I would say: you are missing a lot, beginning with the point,
but I cannot blame you.

> Do you think it's possible for humans to perfect a speed run for any
> game using tools? Why or why not?

This question is not as interesting, as is the question of whether it is
possible for humans to perfect a speedrun for a game _without_ using tools.
The answer to that question is, in my opinion: rarely, except for the
simplest games. For games that require reflex or luck, you must have
incredible dedication to come close to the TAS records. In my opinion,
that dedication is much better spent by using TAS tools. Much less life
wasted :) But when the unassisted speedrun movies are ''not'' perfect
(though still trying hard to be), they are most interesting to watch.

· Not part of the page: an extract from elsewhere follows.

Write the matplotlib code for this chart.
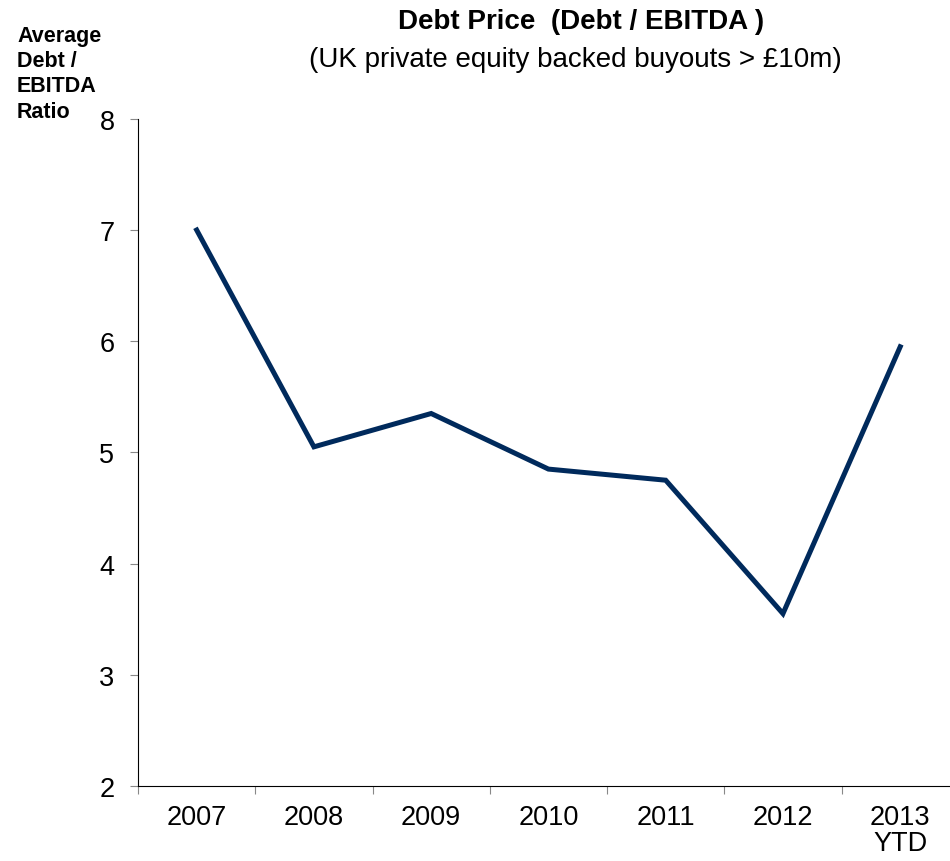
import matplotlib
matplotlib.use("Agg")
import matplotlib.pyplot as plt

years = ["2007", "2008", "2009", "2010", "2011", "2012", "2013\nYTD"]
ratio = [7.0, 5.05, 5.35, 4.85, 4.75, 3.55, 5.95]

plt.rcParams['font.family'] = ['Liberation Sans', 'DejaVu Sans']

fig = plt.figure(figsize=(9.5, 8.62), dpi=100)
ax = fig.add_axes([0.1453, 0.087, 0.864, 0.774])

x = range(len(years))
ax.plot(x, ratio, color='#002a5c', lw=3.6, solid_joinstyle='miter')

ax.set_xlim(-0.5, len(years) - 0.5)
ax.set_ylim(2, 8)
ax.set_yticks(range(2, 9))
# boundary ticks between categories, labels centred on categories
ax.set_xticks([i - 0.5 for i in range(len(years))], minor=False)
ax.set_xticklabels([])
ax.set_xticks(list(x), minor=True)
ax.set_xticklabels(years, minor=True, fontsize=19.5, linespacing=1.0)
ax.tick_params(axis='x', which='major', direction='out', length=6, color='#888888')
ax.tick_params(axis='x', which='minor', length=0, pad=13)
ax.tick_params(axis='y', direction='out', length=6, color='#888888', labelsize=19.5, pad=11)

for side in ['top', 'right']:
    ax.spines[side].set_visible(False)

fig.text(0.612, 0.974, 'Debt Price  (Debt / EBITDA )', ha='center', va='center',
         fontsize=20, fontweight='bold')
fig.text(0.606, 0.930, '(UK private equity backed buyouts > £10m)', ha='center', va='center',
         fontsize=20)
fig.text(0.018, 0.914, 'Average\nDebt /\nEBITDA\nRatio', ha='left', va='center',
         fontsize=15.5, fontweight='bold', linespacing=1.27)

fig.savefig('out.png', dpi=100)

> How do you go about figuring out new techniques for faster times?
> Do you experiment random things? How do you know what to experiment?

A lot of it comes from experience and insight, some from luck.
There are typical pitfalls in game programming that cause
similar bugs/traits in many games, and learning about them
helps developing techniques. Some people just try random things.
Having a keen eye for anything out of ordinary helps a lot.
As in, "wait, how did that happen? Can I do it again? Is it useful?".

> To you, what is the most impressive TAS you've ever seen? Why?

I don't have a personal favourite, but many of the Super Mario World
movies are quite entertaining to watch.